Set exercise » Give a verbatim copy of the lines below, minus the pictures.

Dataset excerpt »
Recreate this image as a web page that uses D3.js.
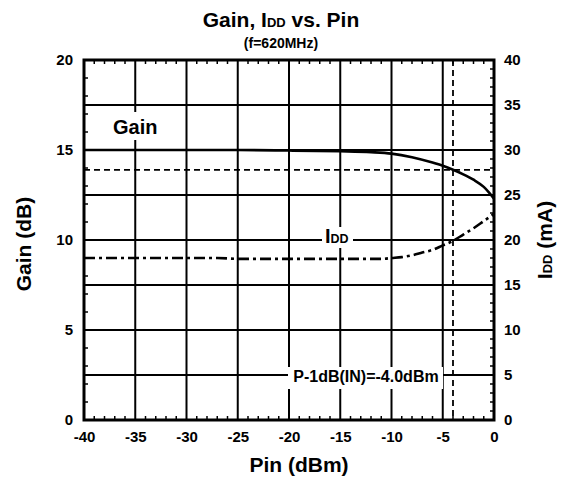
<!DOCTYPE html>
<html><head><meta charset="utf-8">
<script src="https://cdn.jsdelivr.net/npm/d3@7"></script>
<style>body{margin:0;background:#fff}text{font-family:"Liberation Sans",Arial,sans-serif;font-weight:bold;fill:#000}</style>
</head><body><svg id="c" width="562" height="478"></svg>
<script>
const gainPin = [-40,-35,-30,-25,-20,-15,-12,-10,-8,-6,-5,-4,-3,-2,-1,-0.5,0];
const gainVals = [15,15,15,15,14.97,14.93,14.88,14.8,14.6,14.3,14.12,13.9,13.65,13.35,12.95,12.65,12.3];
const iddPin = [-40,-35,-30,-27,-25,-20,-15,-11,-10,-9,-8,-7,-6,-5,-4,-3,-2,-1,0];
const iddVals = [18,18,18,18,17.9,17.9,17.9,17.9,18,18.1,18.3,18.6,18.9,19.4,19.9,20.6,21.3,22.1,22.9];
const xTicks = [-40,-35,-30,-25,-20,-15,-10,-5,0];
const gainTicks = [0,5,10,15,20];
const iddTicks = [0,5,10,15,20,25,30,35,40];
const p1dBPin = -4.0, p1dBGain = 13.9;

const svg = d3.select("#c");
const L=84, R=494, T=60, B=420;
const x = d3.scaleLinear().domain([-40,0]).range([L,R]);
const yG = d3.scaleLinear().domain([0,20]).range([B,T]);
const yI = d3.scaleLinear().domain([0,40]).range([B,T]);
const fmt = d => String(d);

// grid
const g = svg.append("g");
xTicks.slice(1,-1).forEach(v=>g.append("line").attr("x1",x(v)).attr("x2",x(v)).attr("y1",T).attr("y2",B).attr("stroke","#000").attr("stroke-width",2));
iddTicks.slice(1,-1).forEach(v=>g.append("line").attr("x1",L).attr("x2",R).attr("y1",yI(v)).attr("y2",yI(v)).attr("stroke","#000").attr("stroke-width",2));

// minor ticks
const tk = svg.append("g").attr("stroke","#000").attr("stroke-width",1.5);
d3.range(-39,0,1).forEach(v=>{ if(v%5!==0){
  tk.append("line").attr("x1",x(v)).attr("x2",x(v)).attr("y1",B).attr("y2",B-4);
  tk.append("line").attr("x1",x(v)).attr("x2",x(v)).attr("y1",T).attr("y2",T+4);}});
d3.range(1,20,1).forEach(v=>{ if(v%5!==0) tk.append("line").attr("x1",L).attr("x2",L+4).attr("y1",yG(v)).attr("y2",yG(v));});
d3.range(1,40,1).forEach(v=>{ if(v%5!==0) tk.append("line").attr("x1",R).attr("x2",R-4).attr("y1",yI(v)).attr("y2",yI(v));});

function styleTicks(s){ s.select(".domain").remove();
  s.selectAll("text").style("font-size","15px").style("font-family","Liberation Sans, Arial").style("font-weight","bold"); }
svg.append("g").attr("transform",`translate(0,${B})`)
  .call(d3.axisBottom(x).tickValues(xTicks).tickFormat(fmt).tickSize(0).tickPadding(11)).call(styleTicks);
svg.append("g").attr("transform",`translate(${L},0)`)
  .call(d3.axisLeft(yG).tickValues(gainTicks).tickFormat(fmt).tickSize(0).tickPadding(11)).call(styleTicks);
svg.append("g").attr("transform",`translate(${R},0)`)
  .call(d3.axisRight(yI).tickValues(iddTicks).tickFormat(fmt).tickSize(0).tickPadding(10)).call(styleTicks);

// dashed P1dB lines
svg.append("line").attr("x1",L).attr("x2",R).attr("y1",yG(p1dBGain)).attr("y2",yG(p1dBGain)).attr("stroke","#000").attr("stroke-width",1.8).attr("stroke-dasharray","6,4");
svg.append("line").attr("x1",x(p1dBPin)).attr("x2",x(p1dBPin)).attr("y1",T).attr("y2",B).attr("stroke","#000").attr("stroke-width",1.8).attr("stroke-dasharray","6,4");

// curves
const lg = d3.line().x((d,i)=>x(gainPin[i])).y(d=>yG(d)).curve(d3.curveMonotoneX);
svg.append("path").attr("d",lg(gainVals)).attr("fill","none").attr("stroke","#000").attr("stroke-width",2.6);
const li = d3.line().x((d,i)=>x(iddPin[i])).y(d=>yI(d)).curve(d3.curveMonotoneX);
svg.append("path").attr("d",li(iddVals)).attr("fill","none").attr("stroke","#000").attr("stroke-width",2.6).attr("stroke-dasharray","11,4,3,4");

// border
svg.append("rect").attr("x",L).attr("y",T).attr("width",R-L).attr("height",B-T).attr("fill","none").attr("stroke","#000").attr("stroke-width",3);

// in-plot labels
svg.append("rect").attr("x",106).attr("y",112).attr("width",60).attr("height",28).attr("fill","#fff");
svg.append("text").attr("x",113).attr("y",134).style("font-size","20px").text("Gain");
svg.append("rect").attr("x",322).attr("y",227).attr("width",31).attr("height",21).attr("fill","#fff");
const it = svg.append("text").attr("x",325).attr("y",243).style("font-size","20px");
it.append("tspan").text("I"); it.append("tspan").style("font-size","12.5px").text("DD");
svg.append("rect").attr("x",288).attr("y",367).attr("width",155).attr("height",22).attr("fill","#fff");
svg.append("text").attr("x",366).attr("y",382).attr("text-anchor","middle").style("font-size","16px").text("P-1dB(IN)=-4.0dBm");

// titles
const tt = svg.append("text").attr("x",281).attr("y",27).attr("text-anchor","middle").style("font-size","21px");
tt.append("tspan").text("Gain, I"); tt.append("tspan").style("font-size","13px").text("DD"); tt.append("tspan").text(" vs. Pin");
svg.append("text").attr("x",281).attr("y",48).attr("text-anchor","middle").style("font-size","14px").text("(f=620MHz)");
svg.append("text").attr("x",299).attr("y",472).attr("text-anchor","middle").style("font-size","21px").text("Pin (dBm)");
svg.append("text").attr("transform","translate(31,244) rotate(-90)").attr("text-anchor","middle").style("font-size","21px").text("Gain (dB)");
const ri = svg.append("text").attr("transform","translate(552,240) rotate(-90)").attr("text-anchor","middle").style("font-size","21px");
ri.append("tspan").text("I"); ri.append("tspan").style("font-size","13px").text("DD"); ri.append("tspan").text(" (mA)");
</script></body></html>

Solution to the problem »
Recreate this image as a web page that uses D3.js.
<!DOCTYPE html>
<html><head><meta charset="utf-8">
<script src="https://cdn.jsdelivr.net/npm/d3@7"></script>
<style>body{margin:0;background:#fff}text{font-family:"Liberation Sans",Arial,sans-serif;font-weight:bold;fill:#000}</style>
</head><body><svg id="c" width="562" height="478"></svg>
<script>
const gainPin = [-40,-35,-30,-25,-20,-15,-12,-10,-8,-6,-5,-4,-3,-2,-1,-0.5,0];
const gainVals = [15,15,15,15,14.97,14.93,14.88,14.8,14.6,14.3,14.12,13.9,13.65,13.35,12.95,12.65,12.3];
const iddPin = [-40,-35,-30,-27,-25,-20,-15,-11,-10,-9,-8,-7,-6,-5,-4,-3,-2,-1,0];
const iddVals = [18,18,18,18,17.9,17.9,17.9,17.9,18,18.1,18.3,18.6,18.9,19.4,19.9,20.6,21.3,22.1,22.9];
const xTicks = [-40,-35,-30,-25,-20,-15,-10,-5,0];
const gainTicks = [0,5,10,15,20];
const iddTicks = [0,5,10,15,20,25,30,35,40];
const p1dBPin = -4.0, p1dBGain = 13.9;

const svg = d3.select("#c");
const L=84, R=494, T=60, B=420;
const x = d3.scaleLinear().domain([-40,0]).range([L,R]);
const yG = d3.scaleLinear().domain([0,20]).range([B,T]);
const yI = d3.scaleLinear().domain([0,40]).range([B,T]);
const fmt = d => String(d);

// grid
const g = svg.append("g");
xTicks.slice(1,-1).forEach(v=>g.append("line").attr("x1",x(v)).attr("x2",x(v)).attr("y1",T).attr("y2",B).attr("stroke","#000").attr("stroke-width",2));
iddTicks.slice(1,-1).forEach(v=>g.append("line").attr("x1",L).attr("x2",R).attr("y1",yI(v)).attr("y2",yI(v)).attr("stroke","#000").attr("stroke-width",2));

// minor ticks
const tk = svg.append("g").attr("stroke","#000").attr("stroke-width",1.5);
d3.range(-39,0,1).forEach(v=>{ if(v%5!==0){
  tk.append("line").attr("x1",x(v)).attr("x2",x(v)).attr("y1",B).attr("y2",B-4);
  tk.append("line").attr("x1",x(v)).attr("x2",x(v)).attr("y1",T).attr("y2",T+4);}});
d3.range(1,20,1).forEach(v=>{ if(v%5!==0) tk.append("line").attr("x1",L).attr("x2",L+4).attr("y1",yG(v)).attr("y2",yG(v));});
d3.range(1,40,1).forEach(v=>{ if(v%5!==0) tk.append("line").attr("x1",R).attr("x2",R-4).attr("y1",yI(v)).attr("y2",yI(v));});

function styleTicks(s){ s.select(".domain").remove();
  s.selectAll("text").style("font-size","15px").style("font-family","Liberation Sans, Arial").style("font-weight","bold"); }
svg.append("g").attr("transform",`translate(0,${B})`)
  .call(d3.axisBottom(x).tickValues(xTicks).tickFormat(fmt).tickSize(0).tickPadding(11)).call(styleTicks);
svg.append("g").attr("transform",`translate(${L},0)`)
  .call(d3.axisLeft(yG).tickValues(gainTicks).tickFormat(fmt).tickSize(0).tickPadding(11)).call(styleTicks);
svg.append("g").attr("transform",`translate(${R},0)`)
  .call(d3.axisRight(yI).tickValues(iddTicks).tickFormat(fmt).tickSize(0).tickPadding(10)).call(styleTicks);

// dashed P1dB lines
svg.append("line").attr("x1",L).attr("x2",R).attr("y1",yG(p1dBGain)).attr("y2",yG(p1dBGain)).attr("stroke","#000").attr("stroke-width",1.8).attr("stroke-dasharray","6,4");
svg.append("line").attr("x1",x(p1dBPin)).attr("x2",x(p1dBPin)).attr("y1",T).attr("y2",B).attr("stroke","#000").attr("stroke-width",1.8).attr("stroke-dasharray","6,4");

// curves
const lg = d3.line().x((d,i)=>x(gainPin[i])).y(d=>yG(d)).curve(d3.curveMonotoneX);
svg.append("path").attr("d",lg(gainVals)).attr("fill","none").attr("stroke","#000").attr("stroke-width",2.6);
const li = d3.line().x((d,i)=>x(iddPin[i])).y(d=>yI(d)).curve(d3.curveMonotoneX);
svg.append("path").attr("d",li(iddVals)).attr("fill","none").attr("stroke","#000").attr("stroke-width",2.6).attr("stroke-dasharray","11,4,3,4");

// border
svg.append("rect").attr("x",L).attr("y",T).attr("width",R-L).attr("height",B-T).attr("fill","none").attr("stroke","#000").attr("stroke-width",3);

// in-plot labels
svg.append("rect").attr("x",106).attr("y",112).attr("width",60).attr("height",28).attr("fill","#fff");
svg.append("text").attr("x",113).attr("y",134).style("font-size","20px").text("Gain");
svg.append("rect").attr("x",322).attr("y",227).attr("width",31).attr("height",21).attr("fill","#fff");
const it = svg.append("text").attr("x",325).attr("y",243).style("font-size","20px");
it.append("tspan").text("I"); it.append("tspan").style("font-size","12.5px").text("DD");
svg.append("rect").attr("x",288).attr("y",367).attr("width",155).attr("height",22).attr("fill","#fff");
svg.append("text").attr("x",366).attr("y",382).attr("text-anchor","middle").style("font-size","16px").text("P-1dB(IN)=-4.0dBm");

// titles
const tt = svg.append("text").attr("x",281).attr("y",27).attr("text-anchor","middle").style("font-size","21px");
tt.append("tspan").text("Gain, I"); tt.append("tspan").style("font-size","13px").text("DD"); tt.append("tspan").text(" vs. Pin");
svg.append("text").attr("x",281).attr("y",48).attr("text-anchor","middle").style("font-size","14px").text("(f=620MHz)");
svg.append("text").attr("x",299).attr("y",472).attr("text-anchor","middle").style("font-size","21px").text("Pin (dBm)");
svg.append("text").attr("transform","translate(31,244) rotate(-90)").attr("text-anchor","middle").style("font-size","21px").text("Gain (dB)");
const ri = svg.append("text").attr("transform","translate(552,240) rotate(-90)").attr("text-anchor","middle").style("font-size","21px");
ri.append("tspan").text("I"); ri.append("tspan").style("font-size","13px").text("DD"); ri.append("tspan").text(" (mA)");
</script></body></html>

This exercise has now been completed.